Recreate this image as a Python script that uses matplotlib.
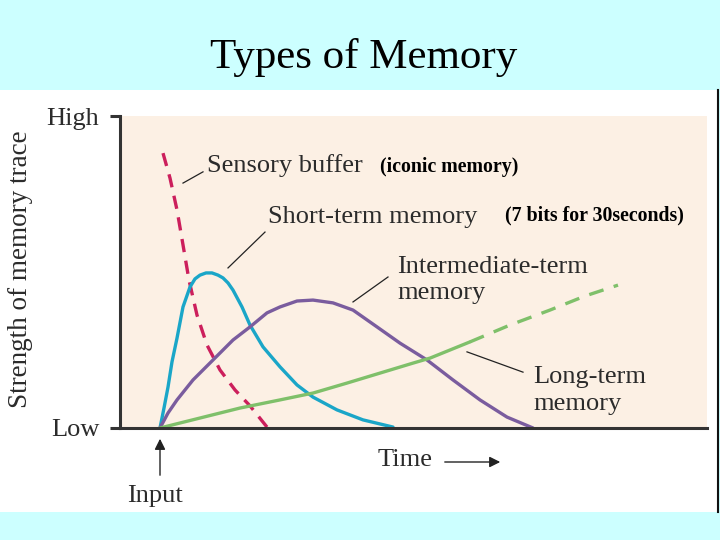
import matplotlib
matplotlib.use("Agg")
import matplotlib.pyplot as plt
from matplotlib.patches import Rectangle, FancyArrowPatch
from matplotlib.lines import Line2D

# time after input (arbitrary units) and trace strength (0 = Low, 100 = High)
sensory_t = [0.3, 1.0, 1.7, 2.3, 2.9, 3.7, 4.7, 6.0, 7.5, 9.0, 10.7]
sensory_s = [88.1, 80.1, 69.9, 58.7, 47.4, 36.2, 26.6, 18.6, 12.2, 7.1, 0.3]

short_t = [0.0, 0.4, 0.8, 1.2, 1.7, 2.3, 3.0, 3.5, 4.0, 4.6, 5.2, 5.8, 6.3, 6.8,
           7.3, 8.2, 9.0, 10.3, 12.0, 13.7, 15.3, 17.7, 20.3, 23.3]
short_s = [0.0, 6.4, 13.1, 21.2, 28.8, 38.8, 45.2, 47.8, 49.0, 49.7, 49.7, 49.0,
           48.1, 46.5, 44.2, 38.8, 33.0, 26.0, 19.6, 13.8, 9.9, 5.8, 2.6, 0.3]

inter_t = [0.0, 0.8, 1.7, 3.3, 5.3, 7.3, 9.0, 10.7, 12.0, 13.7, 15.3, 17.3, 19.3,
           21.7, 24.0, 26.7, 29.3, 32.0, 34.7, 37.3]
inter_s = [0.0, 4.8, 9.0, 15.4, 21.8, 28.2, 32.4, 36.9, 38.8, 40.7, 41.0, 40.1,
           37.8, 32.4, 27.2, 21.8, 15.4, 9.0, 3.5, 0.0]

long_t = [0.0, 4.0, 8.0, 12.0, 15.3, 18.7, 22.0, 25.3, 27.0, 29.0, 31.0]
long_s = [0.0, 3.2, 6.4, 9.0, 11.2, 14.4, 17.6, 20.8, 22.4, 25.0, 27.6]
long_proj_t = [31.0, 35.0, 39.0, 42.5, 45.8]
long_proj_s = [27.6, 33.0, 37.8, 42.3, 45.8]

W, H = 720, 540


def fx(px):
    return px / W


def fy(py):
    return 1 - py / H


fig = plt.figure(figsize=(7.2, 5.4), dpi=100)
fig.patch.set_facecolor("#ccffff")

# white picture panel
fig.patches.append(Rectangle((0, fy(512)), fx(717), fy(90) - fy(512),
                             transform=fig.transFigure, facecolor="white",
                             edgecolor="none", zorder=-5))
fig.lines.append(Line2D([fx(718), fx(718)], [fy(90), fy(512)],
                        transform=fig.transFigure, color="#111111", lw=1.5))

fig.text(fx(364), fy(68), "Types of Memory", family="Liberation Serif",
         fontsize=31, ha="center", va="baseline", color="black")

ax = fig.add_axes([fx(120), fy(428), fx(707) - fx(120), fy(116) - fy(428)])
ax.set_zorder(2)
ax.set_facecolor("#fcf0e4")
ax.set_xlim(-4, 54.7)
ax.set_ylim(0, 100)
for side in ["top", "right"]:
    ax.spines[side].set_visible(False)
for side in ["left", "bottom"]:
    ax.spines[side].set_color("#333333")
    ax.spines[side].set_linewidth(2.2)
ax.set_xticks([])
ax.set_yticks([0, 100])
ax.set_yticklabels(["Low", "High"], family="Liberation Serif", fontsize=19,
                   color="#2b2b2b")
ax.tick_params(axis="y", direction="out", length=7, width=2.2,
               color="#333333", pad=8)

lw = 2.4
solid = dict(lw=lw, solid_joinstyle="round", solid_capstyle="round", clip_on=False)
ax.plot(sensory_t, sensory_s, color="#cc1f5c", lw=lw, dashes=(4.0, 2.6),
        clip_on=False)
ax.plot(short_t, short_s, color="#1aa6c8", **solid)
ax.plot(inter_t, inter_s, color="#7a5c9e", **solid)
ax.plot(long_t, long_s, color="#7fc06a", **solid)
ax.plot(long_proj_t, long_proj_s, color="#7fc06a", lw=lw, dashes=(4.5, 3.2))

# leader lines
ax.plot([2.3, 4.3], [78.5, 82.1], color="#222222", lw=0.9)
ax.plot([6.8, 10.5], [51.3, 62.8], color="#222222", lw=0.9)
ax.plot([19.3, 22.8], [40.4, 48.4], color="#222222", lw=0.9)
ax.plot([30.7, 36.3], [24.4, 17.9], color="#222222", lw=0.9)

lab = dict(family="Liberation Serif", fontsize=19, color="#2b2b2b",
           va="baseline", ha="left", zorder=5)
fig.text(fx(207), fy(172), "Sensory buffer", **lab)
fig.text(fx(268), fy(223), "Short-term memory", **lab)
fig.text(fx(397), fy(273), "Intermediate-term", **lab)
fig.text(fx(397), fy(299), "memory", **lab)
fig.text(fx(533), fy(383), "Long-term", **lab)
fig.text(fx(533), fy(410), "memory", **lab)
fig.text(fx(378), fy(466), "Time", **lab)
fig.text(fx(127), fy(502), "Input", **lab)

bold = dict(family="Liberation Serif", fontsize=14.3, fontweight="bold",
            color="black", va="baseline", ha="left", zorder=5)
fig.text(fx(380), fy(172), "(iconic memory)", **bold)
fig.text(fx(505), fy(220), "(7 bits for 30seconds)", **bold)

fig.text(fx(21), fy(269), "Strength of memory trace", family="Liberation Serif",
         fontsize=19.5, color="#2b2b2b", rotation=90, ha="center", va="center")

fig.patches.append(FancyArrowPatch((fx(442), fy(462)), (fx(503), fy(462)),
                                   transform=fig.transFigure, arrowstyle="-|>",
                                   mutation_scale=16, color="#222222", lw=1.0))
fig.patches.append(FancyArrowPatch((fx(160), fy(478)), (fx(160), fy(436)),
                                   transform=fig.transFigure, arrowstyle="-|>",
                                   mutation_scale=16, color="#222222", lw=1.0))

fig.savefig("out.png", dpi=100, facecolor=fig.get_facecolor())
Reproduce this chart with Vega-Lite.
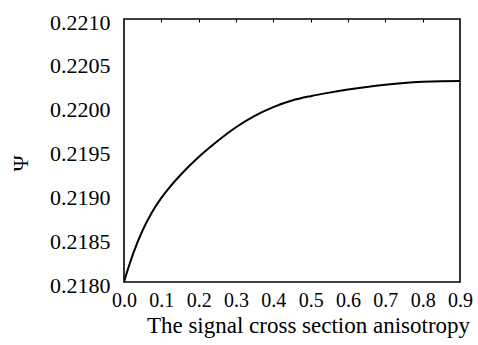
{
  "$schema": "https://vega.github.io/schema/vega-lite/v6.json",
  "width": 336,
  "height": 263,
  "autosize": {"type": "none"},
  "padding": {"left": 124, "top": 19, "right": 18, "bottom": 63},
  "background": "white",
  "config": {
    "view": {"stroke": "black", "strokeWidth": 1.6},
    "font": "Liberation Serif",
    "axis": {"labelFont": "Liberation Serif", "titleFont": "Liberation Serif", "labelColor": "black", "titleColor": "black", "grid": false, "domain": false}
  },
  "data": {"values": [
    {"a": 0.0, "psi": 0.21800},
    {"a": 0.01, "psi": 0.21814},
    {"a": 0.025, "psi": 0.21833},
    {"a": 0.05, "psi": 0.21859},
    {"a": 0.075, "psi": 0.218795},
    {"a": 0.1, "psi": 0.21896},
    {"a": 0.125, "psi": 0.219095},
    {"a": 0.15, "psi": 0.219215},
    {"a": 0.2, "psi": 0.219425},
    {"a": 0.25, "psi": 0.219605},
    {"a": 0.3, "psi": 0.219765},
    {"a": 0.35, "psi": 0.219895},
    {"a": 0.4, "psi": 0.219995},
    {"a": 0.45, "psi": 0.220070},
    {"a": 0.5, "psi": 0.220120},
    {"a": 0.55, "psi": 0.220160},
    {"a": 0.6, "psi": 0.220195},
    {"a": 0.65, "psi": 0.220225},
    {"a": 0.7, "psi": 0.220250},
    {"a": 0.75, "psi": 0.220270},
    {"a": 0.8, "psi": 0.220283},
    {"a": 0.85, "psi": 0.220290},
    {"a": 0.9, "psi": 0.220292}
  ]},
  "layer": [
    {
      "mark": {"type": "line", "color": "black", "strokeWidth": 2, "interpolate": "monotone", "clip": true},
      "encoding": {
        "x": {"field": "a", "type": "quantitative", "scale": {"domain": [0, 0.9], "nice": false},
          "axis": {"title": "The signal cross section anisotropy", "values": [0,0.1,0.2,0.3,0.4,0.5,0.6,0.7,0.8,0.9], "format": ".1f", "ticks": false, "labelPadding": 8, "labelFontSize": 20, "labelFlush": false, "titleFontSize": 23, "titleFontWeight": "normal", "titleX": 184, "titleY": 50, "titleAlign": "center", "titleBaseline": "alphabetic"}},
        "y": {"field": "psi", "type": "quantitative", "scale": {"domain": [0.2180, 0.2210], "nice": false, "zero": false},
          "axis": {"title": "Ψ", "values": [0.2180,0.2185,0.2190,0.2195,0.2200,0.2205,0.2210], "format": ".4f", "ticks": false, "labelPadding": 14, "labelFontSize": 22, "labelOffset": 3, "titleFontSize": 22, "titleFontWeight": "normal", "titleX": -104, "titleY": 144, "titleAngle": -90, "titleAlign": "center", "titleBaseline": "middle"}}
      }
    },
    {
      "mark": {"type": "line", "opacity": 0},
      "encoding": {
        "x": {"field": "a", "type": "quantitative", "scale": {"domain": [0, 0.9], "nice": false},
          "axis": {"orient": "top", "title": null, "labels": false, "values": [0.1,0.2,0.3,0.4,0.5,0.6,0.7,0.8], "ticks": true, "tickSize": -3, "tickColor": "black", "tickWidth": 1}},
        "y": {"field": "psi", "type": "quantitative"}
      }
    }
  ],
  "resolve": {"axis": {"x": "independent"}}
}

_ _ _

◆ What needs to be done:
Search the data above for lines holding "matplotlib" and copy each of them.

◆ Task response:
Recreate this image as a Python script that uses matplotlib.
import matplotlib
matplotlib.use("Agg")
import matplotlib.pyplot as plt
from matplotlib.patches import Rectangle, FancyArrowPatch
from matplotlib.lines import Line2D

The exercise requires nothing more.